I want to add nvidia sales are 90% data center and 10% gaming, and the author being part of the 10% who wasn't abandoned is complaining they got a product at half the speed, way lower price, instead of half the price same specs as the datacenter client

man.

Or the 90% are charged absurd markup because clearly they can deliver the hardware for 10% use-case for 1000$ and still make money on top but they would rather charge the data centers 50k for the same product
There are companies lined up around the block to hand over $$$$$ for the only competitive GPUs on the market. Is the markup actually absurd?
There are investors lined up around the block to hand over $$$$$ for SFHs on the market while people delay family making because they cannot afford housing or end up on the streets.

So, is the market really absurd?

Just because some billionaires are desperate for growth to grow their hundred billions into trillions outbidding each other does not mean that 90% of humanity cannot make use of ML running locally on cheaper GPUs.

I consider those two very different problems. One is a supply problem, the other is a competition problem.

Also, housing is a basic human right, whereas fast GPUs probably are not.

Different markets, similar semantics. Both are artificially supply restricted.

Infact you can argue that something is really wrong in our governance if housing is human right and yet there are people profiteering from how unaffordable it has become.

I am more appalled at how long it has taken for the big tech other than Google to standardized ML workload and not be bound by CUDA.

Or they can't afford to sell the cards at consumer prices.

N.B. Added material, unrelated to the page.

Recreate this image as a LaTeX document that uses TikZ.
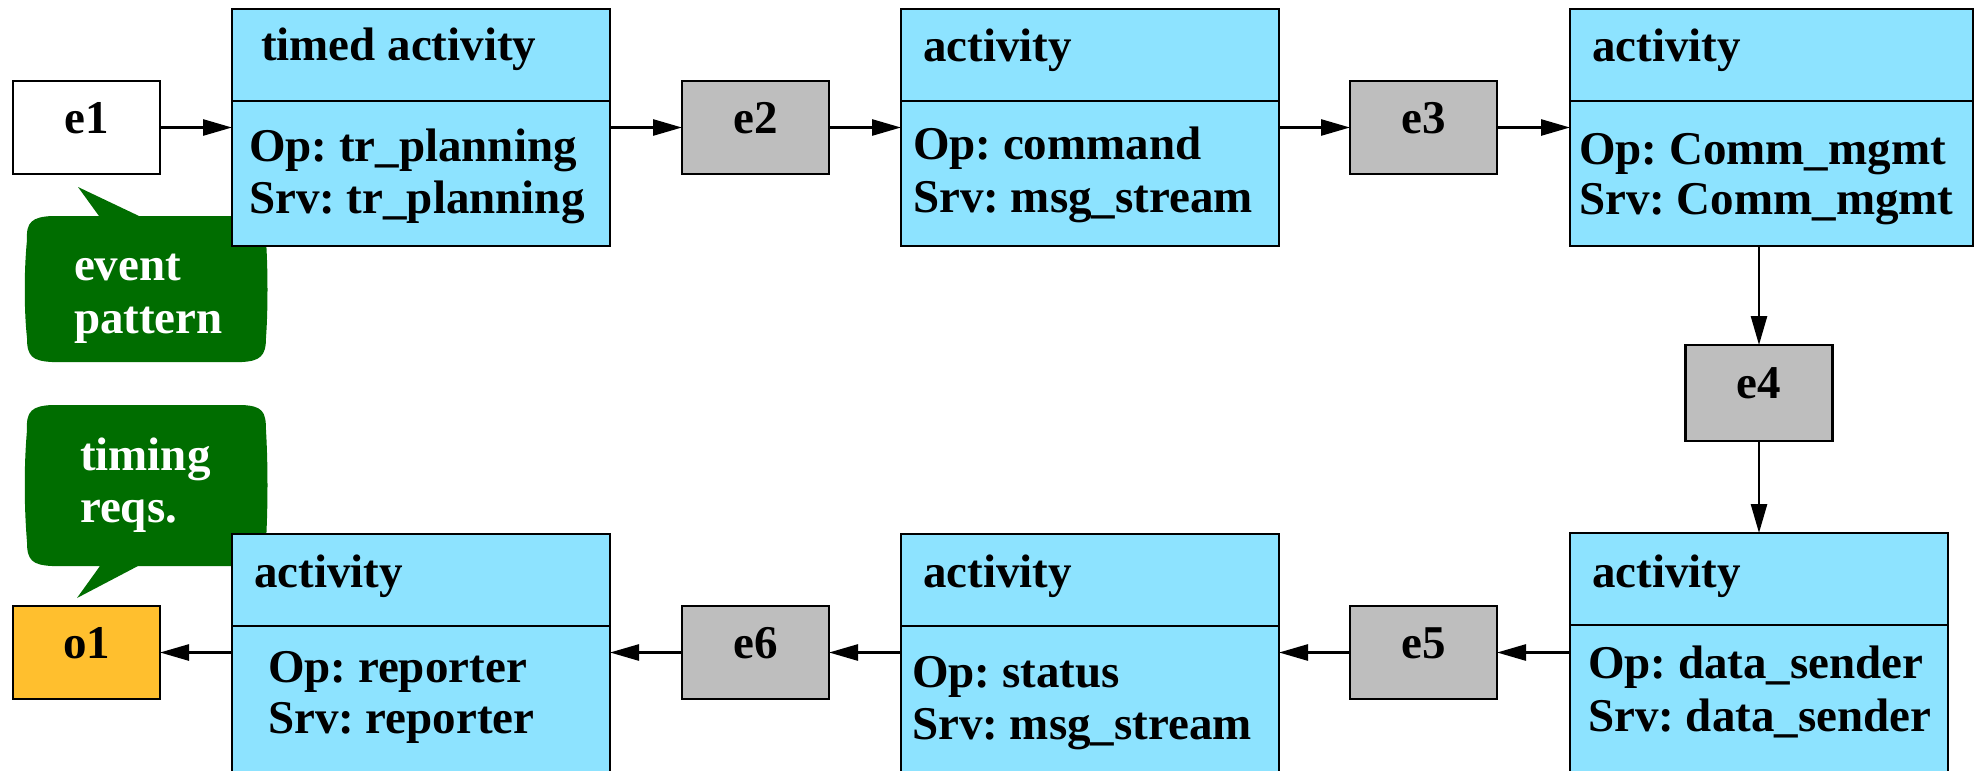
\documentclass[tikz,border=0pt]{standalone}
\usepackage{fontspec}
\setmainfont{Liberation Serif}
\usetikzlibrary{arrows.meta}

\definecolor{actfill}{RGB}{141,227,255}
\definecolor{evfill}{RGB}{190,190,190}
\definecolor{outfill}{RGB}{255,191,46}
\definecolor{notefill}{RGB}{0,109,0}

\tikzset{
  every node/.style={font=\fontsize{47}{51}\selectfont\bfseries\frenchspacing, inner sep=0pt, outer sep=0pt},
  actbox/.style={draw, fill=actfill, line width=2.7pt, anchor=north west, minimum width=378pt},
  topact/.style={actbox, minimum height=237pt},
  lowact/.style={actbox, minimum height=262pt},
  divider/.style={line width=2.7pt},
  evbox/.style={draw, fill=evfill, line width=2.7pt, minimum width=147pt, minimum height=93pt,
                text height=33pt, text depth=22pt},
  outbox/.style={evbox, fill=outfill},
  startbox/.style={evbox, fill=white},
  lbl/.style={anchor=base west},
  notetext/.style={anchor=base west, text=white},
  conn/.style={line width=2.7pt, -{Triangle[length=29pt, width=16pt]}},
}

\begin{document}
\begin{tikzpicture}[x=1pt, y=-1pt]
  \useasboundingbox (0,0) rectangle (1979,771);
  \fill[white] (0,0) rectangle (1979,771);
  \clip (0,0) rectangle (1979,771);

  % speech bubbles (drawn first, the activity boxes overlap them)
  \fill[notefill] (27,240) .. controls (26,222) and (32,217) .. (52,216) -- (99,216) -- (78,187)
    -- (139,216) -- (242,216) .. controls (262,217) and (266,222) .. (266,240)
    .. controls (268,270) and (268,310) .. (266,338) .. controls (266,356) and (260,361) .. (242,362)
    -- (52,362) .. controls (32,361) and (27,356) .. (27,338)
    .. controls (24,310) and (24,270) .. (27,240) -- cycle;
  \fill[notefill] (27,430) .. controls (26,411) and (32,406) .. (52,405) -- (242,405)
    .. controls (262,406) and (266,411) .. (266,430)
    .. controls (268,465) and (268,505) .. (266,542) .. controls (266,560) and (260,565) .. (242,566)
    -- (138,566) -- (77,598) -- (100,566) -- (52,566) .. controls (32,565) and (27,560) .. (27,542)
    .. controls (24,505) and (24,465) .. (27,430) -- cycle;
  \node[notetext] (n1a) at (74,280) {event};
  \node[notetext] (n1b) at (74,333) {pattern};
  \node[notetext] (n2a) at (80,470) {timing};
  \node[notetext] (n2b) at (80,522) {reqs.};

  % top row of activities
  \node[topact] (act1) at (232,9) {};
  \node[topact] (act2) at (901,9) {};
  \node[topact, minimum width=403pt] (act3) at (1570,9) {};
  % bottom row of activities
  \node[lowact] (act4) at (1570,533) {};
  \node[lowact] (act5) at (901,534) {};
  \node[lowact] (act6) at (232,534) {};

  \foreach \a in {act1,act2,act3,act4,act5,act6}
    \draw[divider] ([yshift=-92pt]\a.north west) -- ([yshift=-92pt]\a.north east);

  \node[lbl] (t1) at (261,60) {timed activity};
  \node[lbl] (o1op) at (249,161) {Op: tr\_planning};
  \node[lbl] (o1sv) at (249,213) {Srv: tr\_planning};

  \node[lbl] (t2) at (923,61) {activity};
  \node[lbl] (o2op) at (913,159) {Op: command};
  \node[lbl] (o2sv) at (913,212) {Srv: msg\_stream};

  \node[lbl] (t3) at (1592,61) {activity};
  \node[lbl] (o3op) at (1579,164) {Op: Comm\_mgmt};
  \node[lbl] (o3sv) at (1579,214) {Srv: Comm\_mgmt};

  \node[lbl] (t4) at (1592,587) {activity};
  \node[lbl] (o4op) at (1588,678) {Op: data\_sender};
  \node[lbl] (o4sv) at (1588,731) {Srv: data\_sender};

  \node[lbl] (t5) at (923,587) {activity};
  \node[lbl] (o5op) at (912,687) {Op: status};
  \node[lbl] (o5sv) at (912,739) {Srv: msg\_stream};

  \node[lbl] (t6) at (254,587) {activity};
  \node[lbl] (o6op) at (268,682) {Op: reporter};
  \node[lbl] (o6sv) at (268,733) {Srv: reporter};

  % events
  \node[startbox] (e1) at (86.5,127.5) {e1};
  \node[evbox] (e2) at (755.5,127.5) {e2};
  \node[evbox] (e3) at (1423.5,127.5) {e3};
  \node[evbox, minimum height=96pt] (e4) at (1759,393) {e4};
  \node[evbox] (e5) at (1423.5,652.5) {e5};
  \node[evbox] (e6) at (755.5,652.5) {e6};
  \node[outbox] (o1) at (86.5,652.5) {o1};

  % connectors
  \draw[conn] (e1.east) -- (act1.west |- e1.east);
  \draw[conn] (act1.east |- e2.west) -- (e2.west);
  \draw[conn] (e2.east) -- (act2.west |- e2.east);
  \draw[conn] (act2.east |- e3.west) -- (e3.west);
  \draw[conn] (e3.east) -- (act3.west |- e3.east);
  \draw[conn] (e4.north |- act3.south) -- (e4.north);
  \draw[conn] (e4.south) -- (e4.south |- act4.north);
  \draw[conn] (act4.west |- e5.east) -- (e5.east);
  \draw[conn] (e5.west) -- (act5.east |- e5.west);
  \draw[conn] (act5.west |- e6.east) -- (e6.east);
  \draw[conn] (e6.west) -- (act6.east |- e6.west);
  \draw[conn] (act6.west |- o1.east) -- (o1.east);
\end{tikzpicture}
\end{document}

If they take a loss in the consumer segmet, they can recoup by overcharging the datacenter customers.

That's how this scheme works. The card is most likely not profitable at consumer price points. Without this segmentation, consumer cards would trail many years behind the performance of datacenter cards.

You can theorize a million scenarios, but clearly no one here will know what really transpired for Nvidia to hobble their consumer chips. I really don't think consumer is loss leading, GPUs for AI is a fairly recent market while Nvidia has existed churning out consumer GPUs since 90s.

But clearly, lack of competition is one thing that supports whatever rent Nvidia seeks.

“On one hand, it's very bad because it reduces economic output from the exact same input resources (materials and labor and r&d).”

This is not true with the economies of scale in the semiconductor industry.

Interesting no one considers the environmental impact. This creates tonnes of e-waste with a shortened useful life.

We should demand that it's unlockable after a certain time.

Maybe not demand that it be unlockable, but rather if Nvidia were to provide a paid upgrade path to unlock these features that would help. They would need some way to prevent the open source drivers from accessing the features, though.
> but rather if Nvidia were to provide a paid upgrade path to unlock these features that would help.

You do not revert a blown e-fuse with a software update.

Yes, but an e-fuse would not be the only way to lock the feature if Nvidia were to want to unlock it later.
The point being that they knowingly went down the e-fuse route to make sure nobody could unlock it later.

They probably learnt their lesson in the early 2000s, when users could do a bit of soldering and apply a patch to unlock more performance on cards that had been artificially throttled.

E-waste is mostly a fake concept. By the time a 4090 has outlived its usefulness for gaming it's also likely that no one wants it for AI (if they ever did).
Aren't you giving a good reason why its not a fake concept there?
Nope. Putting electronics in landfills simply isn't that harmful.
Okdokie well not really going touch that bit, but just still want to point out that the way you have it written it sounds like the second claim is an argument for the first and it makes it a little confusing.